How does such a design imply multicore scalability? Obviously, coroutines and event loops don't prevent you from running in multiple cores. I just fail to see the correlation.




This is a great question. We start a thread per core, and multiplex thousands of coroutines/events on each thread. When coroutines on different threads need to communicate, we send a message via a highly optimized message bus, so cross-thread communication code is localized. This means each thread is lock-free (i.e. when a coroutine needs to communicate with another coroutine, it sends a message and yields, so the CPU core can process other pending tasks). The code isn't wait-free -- a coroutine might have to wait, but it never ever locks the CPU core itself. So, as long as there is more work to do, the CPU will always be able to do it.

If instead we used threads + locking like traditional systems, we'd have to deal with "hot locks" that block out entire cores. Effectively we solved this problem once and for all, while systems that use threads + locks (like the linux kernel) have to continuously solve it by making sure locks are extremely granular.


Sounds very Erlang-ish. Did you copy that deliberately?


We do effectively have an ad-hoc mini Erlang runtime that we wrote at the core of the system. I'm not sure how deliberate that was -- we sort of borrowed performance ideas from many places, tried a lot of different approaches, and settled on this one. Lots of this was definitely inspired by ideas from Erlang.


There definitely seems to be a version of Greenspun's Tenth Rule for Erlang. But I think Greenspunning has gotten too bad a name – sometimes implementing a subset of a classical system is exactly what you ought to do, for example when your problem allows you to exploit certain invariants that don't hold in the general case, or for some reason using the classical system itself (Erlang in this case) is not an option.


Right! Rethink has an adhoc Erlang runtime for message processing, and an adhoc lisp for the query language. I'm both ashamed and proud of this at the same time :)
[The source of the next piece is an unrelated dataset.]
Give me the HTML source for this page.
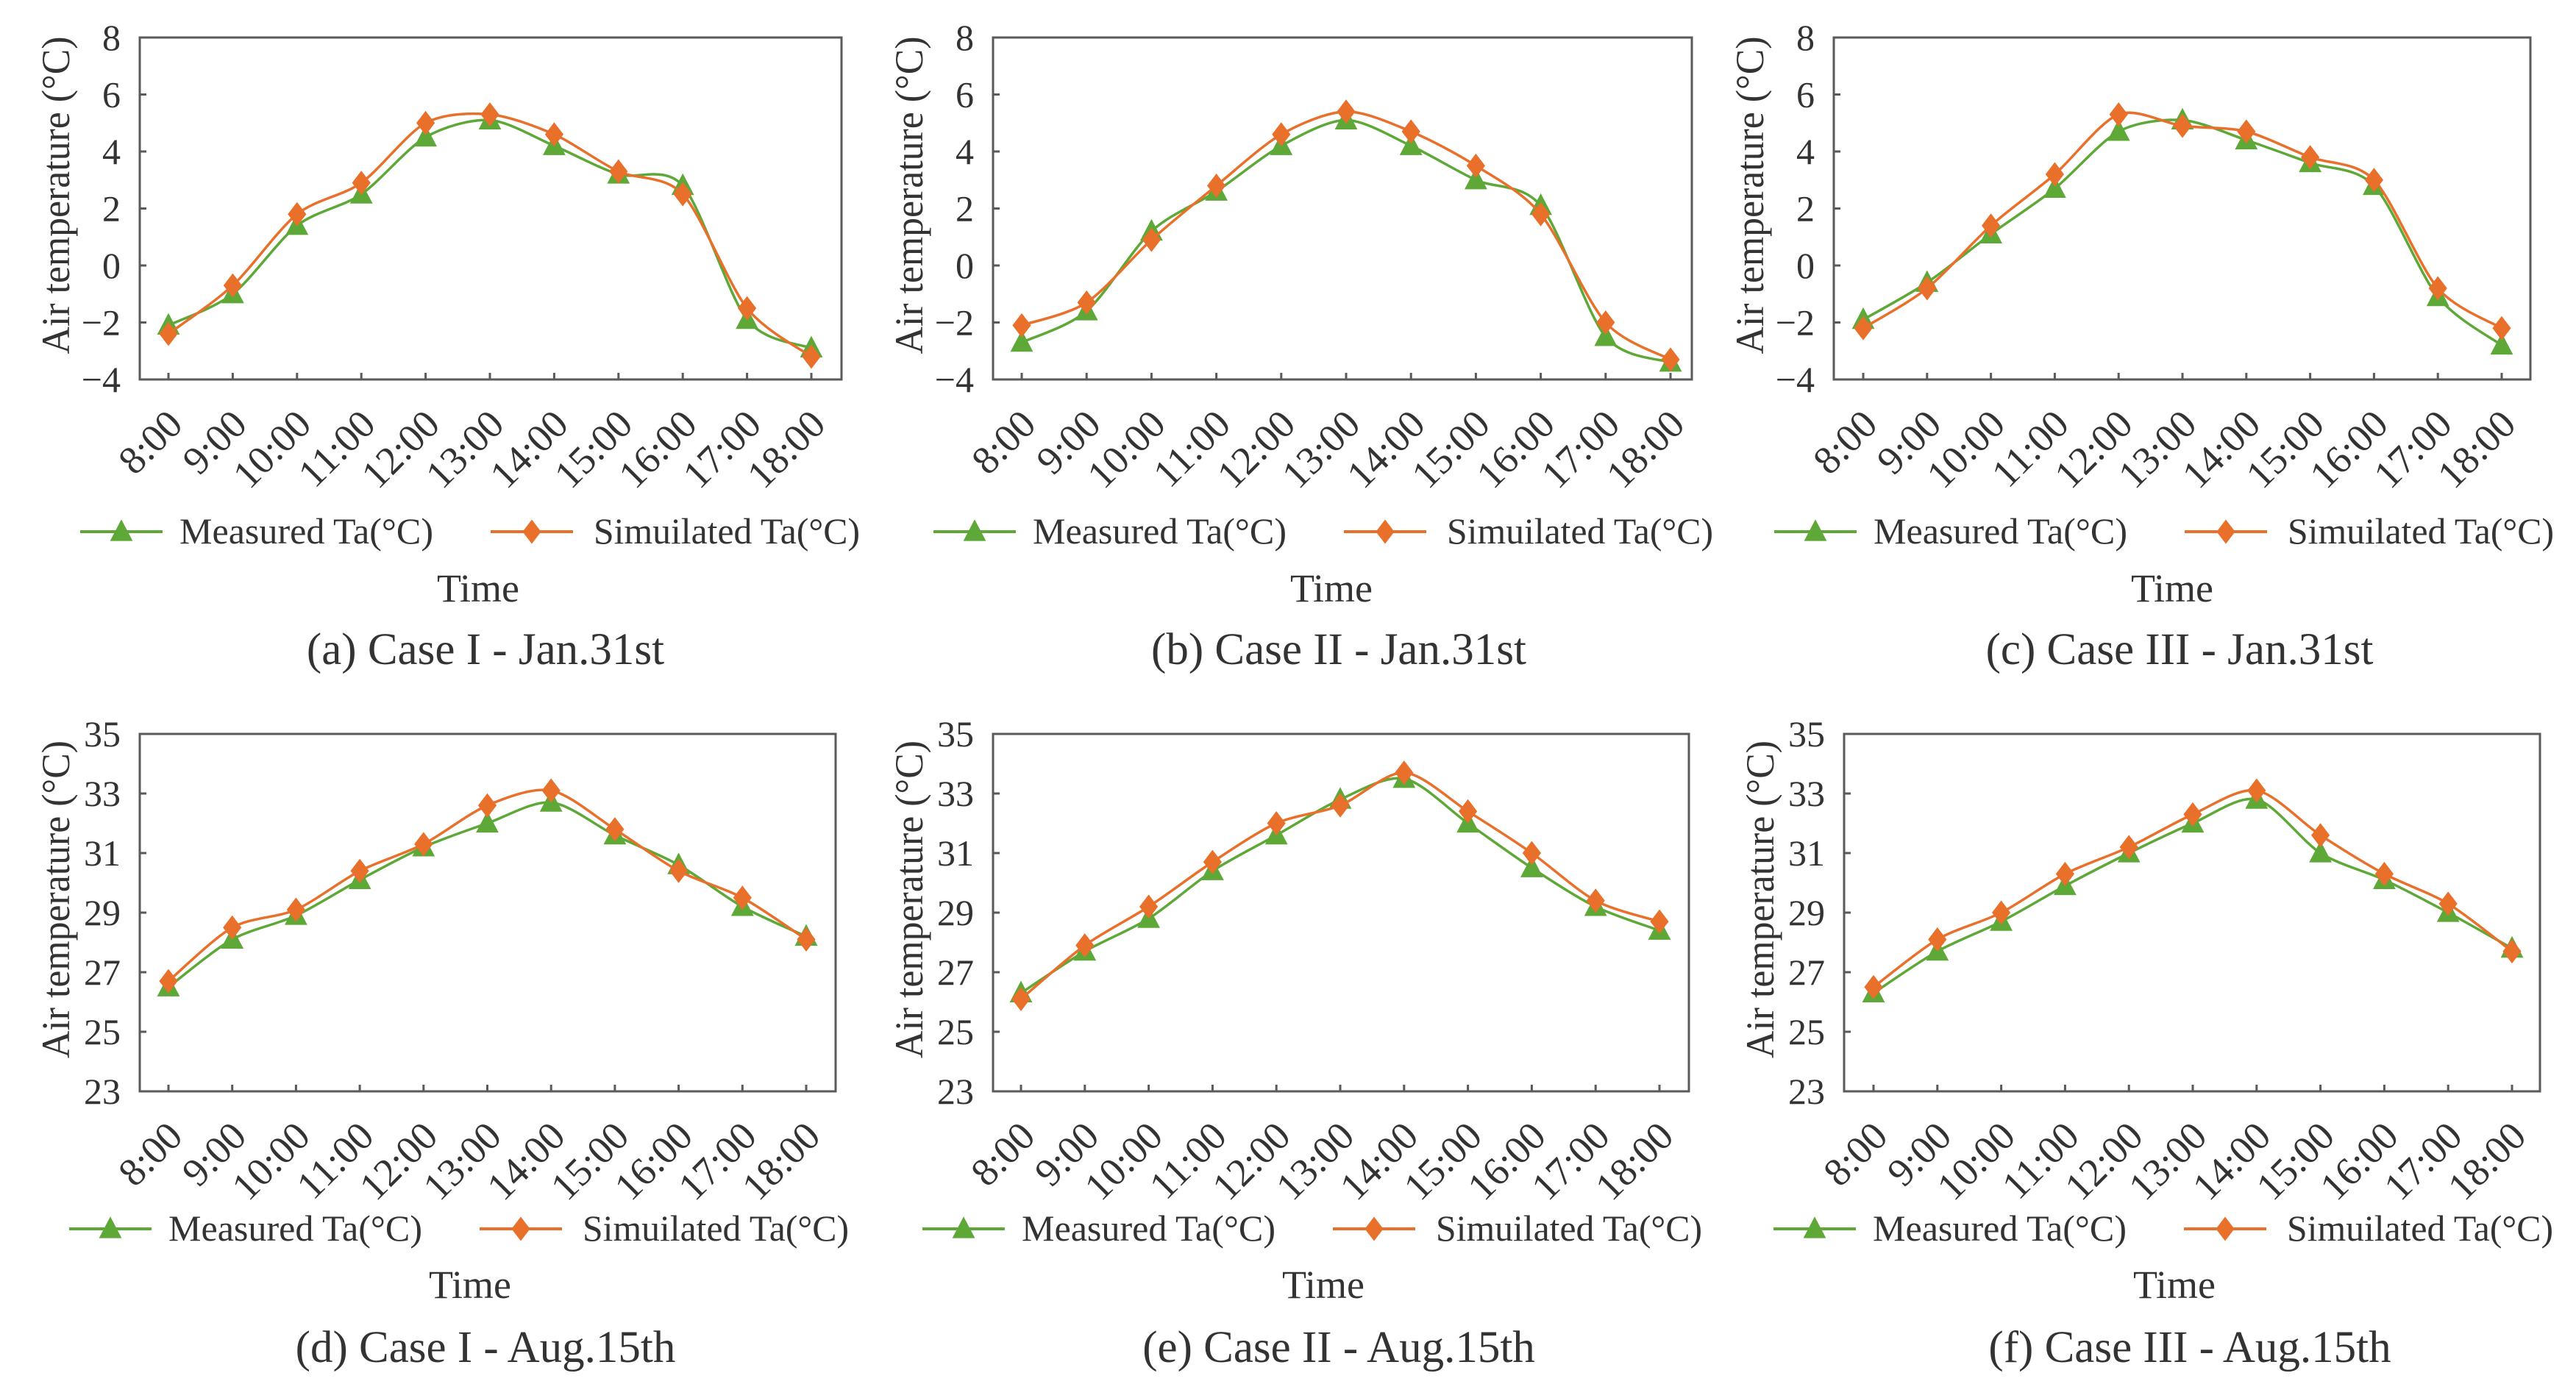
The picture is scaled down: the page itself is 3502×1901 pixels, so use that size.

You get less overhead by using less often the low-level concurrency primitives that involve cross-core synchronization. Cross-core synchronization happens in rethinkdb mainly when you see an on_thread_t object constructed or destroyed (and also in a few other places) and those get batched when you have more than one per event loop (which is not necessarily good, inflated queue sizes is also something to be wary of). So if you want to attach a bunch of network cards and high-speed storage devices on opposite ends of a handful of CPUs, your throughput won't be hindered by the fact that millions of threads are trying to talk to one another.